I am art and artist. Life is creativity with limits.

"A man’s character is his fate."
~Heraclitus

"In the end, we get what we are."

Saturday, October 24, 2009

challenge

I want to challenge and not avoid. Avoidance is a sign of weakness and confrontation is a sign of strength. To abstain does not mean to avoid. It can also be a kind of confrontation.

What I am is a large, but finite, range of possibilities. I can strive to be anything within that range. ...

Wednesday, October 21, 2009

Questions

Am I going to see daily events as obstacles or opportunities? Life as tedious or creative? Am I stunted when things go wrong or do I grow? Do I have choice in any of this or not?
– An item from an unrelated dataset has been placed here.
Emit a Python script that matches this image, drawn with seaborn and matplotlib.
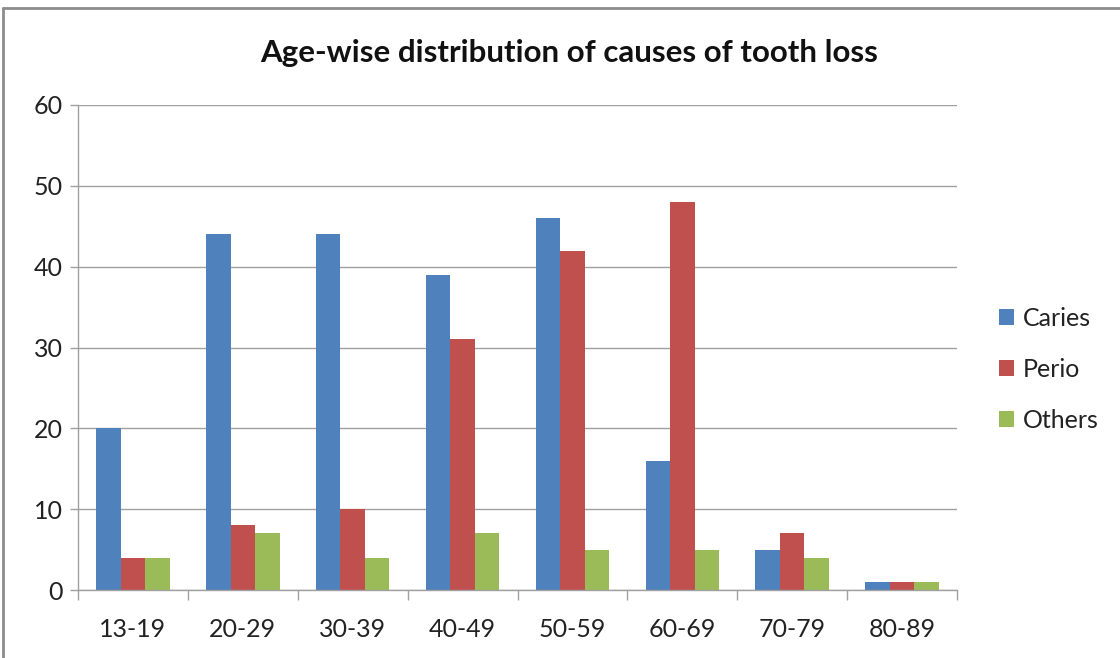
import matplotlib
matplotlib.use("Agg")
import matplotlib.pyplot as plt
import matplotlib.lines as mlines
import seaborn as sns
import pandas as pd

age_groups = ["13-19", "20-29", "30-39", "40-49", "50-59", "60-69", "70-79", "80-89"]
caries = [20, 44, 44, 39, 46, 16, 5, 1]
perio = [4, 8, 10, 31, 42, 48, 7, 1]
others = [4, 7, 4, 7, 5, 5, 4, 1]
causes = ["Caries", "Perio", "Others"]
colors = ["#4F81BD", "#C0504D", "#9BBB59"]

df = pd.DataFrame({
    "age": age_groups * 3,
    "cause": [c for c in causes for _ in age_groups],
    "count": caries + perio + others,
})

sns.set_theme(style="white")
plt.rcParams["font.family"] = ["Lato", "DejaVu Sans"]

fig = plt.figure(figsize=(11.2, 6.58), dpi=100)
ax = fig.add_axes([78 / 1120, 1 - 590 / 658, (957 - 78) / 1120, (590 - 105) / 658])

sns.barplot(data=df, x="age", y="count", hue="cause", order=age_groups,
            hue_order=causes, palette=colors, width=0.67, saturation=1,
            edgecolor="none", linewidth=0, ax=ax, legend=True)

ax.set_ylim(0, 60)
ax.set_xlim(-0.5, len(age_groups) - 0.5)
ax.set_yticks(range(0, 61, 10))
ax.yaxis.grid(True, color="#A0A0A0", linewidth=1)
ax.set_axisbelow(True)
ax.set_xlabel("")
ax.set_ylabel("")

for side in ["top", "right"]:
    ax.spines[side].set_visible(False)
for side in ["left", "bottom"]:
    ax.spines[side].set_color("#A0A0A0")
    ax.spines[side].set_linewidth(1)

ax.tick_params(axis="y", length=6, color="#A0A0A0", width=1, labelsize=18,
               labelcolor="#222222", left=True, pad=5)
ax.tick_params(axis="x", which="major", length=0, labelsize=18,
               labelcolor="#222222", pad=20)
ax.set_xticks([i - 0.5 for i in range(len(age_groups) + 1)], minor=True)
ax.tick_params(axis="x", which="minor", length=7, color="#A0A0A0", width=1,
               bottom=True)

leg = ax.legend(loc="center left", bbox_to_anchor=(1.022, 0.455), frameon=False,
                fontsize=18, handlelength=0.6, handleheight=0.6,
                handletextpad=0.35, labelspacing=1.12)
for t in leg.get_texts():
    t.set_color("#222222")

fig.text(569 / 1120, 1 - 53 / 658, "Age-wise distribution of causes of tooth loss",
         ha="center", va="center", fontsize=22.5, fontweight="bold", color="#111111")

# outer chart frame
fig.add_artist(mlines.Line2D([3 / 1120, 1], [1 - 8 / 658, 1 - 8 / 658],
                             transform=fig.transFigure, color="#8C8C8C", linewidth=2))
fig.add_artist(mlines.Line2D([3 / 1120, 3 / 1120], [0, 1 - 8 / 658],
                             transform=fig.transFigure, color="#8C8C8C", linewidth=2))

fig.savefig("out.png", dpi=100)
Cost-Benefit Analysis Please!
Should I lose sleep to finish assignments to keep up the grades OR get rest and suffer academically? (Short-term...? Long-term...?)

I am so used to the game and my role in it. If you master your role then you always know what to expect. Why should I be trying so hard to master this role? Am I not brave enough to be just what I am?

"Man no longer dares to appear what he is. What he is is nothing, what he appears is everything for him." (Rousseau)

Role breaking is harder than rule breaking.

Tuesday, October 13, 2009

Sunday, October 4, 2009

deconstruction

I'm reading about deconstruction in ENGL 401: Methods of Literary Interpretation:

This is how deconstruction works: by showing that what was prior and privileged in the old hierarchy (for instance, between creative writing and literary criticism) can just as easily seem secondary, the deconstructor causes the formerly privileged term (creative writing) to exchange properties with the formerly devalued one (literary criticism). Would we write if there were not critics -- intelligent readers motivated and able to make sense of what is written? Who, then, depends on whom?

Not everyone, however, has so readily seen the attractions of deconstruction. Two eminent critics, M.H. Abrams and Wayne Booth have observed that a deconstructive reading "is plainly and simply parasitical" on what Abrams calls "the obvious or univocal meaning" (Abrams 457-58). In other words, there would be no deconstructors if critics did not already exist who can see and show central and definite meanings in texts. Miller responded in an essay titled "The Critic as Host," in which he not only deconstructed the oppositional hierarchy (host/parasite), but also the two terms themselves, showing that each derives from two definitions meaning nearly opposite things.

From "Deconstruction and The Portrait of the Artist as a Young Man"

Thursday, October 1, 2009

listening to your parents II

I've been feeling slightly weird about how I criticized my parents for justifying themselves/their advice poorly when I was younger. I just stumbled across a possible counterpoint which has helped me gain some perspective:

But you don't give a kid the entire picture right away. First, you make damn sure he doesn't fall off the cliff. As he or she gets older, you can tell her more about mountain climbing.

Look - there's no such thing as "the entire picture". You could go on forever about the "entire picture". And I think the gun thing is a good example. You don't teach safe gun handling to a toddler. You scare the living shit out of him about even going near one first. Later, you explain how to handle one. He may feel burned that he was first taught to fear them at all costs. If he tells you of this trauma, you slap him in the head and tell him not to be such a wuss.

No, I am not entirely serious. I am burlesquing my point in order to more clearly make it.

I get this. I guess what you say to your kids really depends on what issue you're instructing them and how capable they are of understanding more complicated reasons.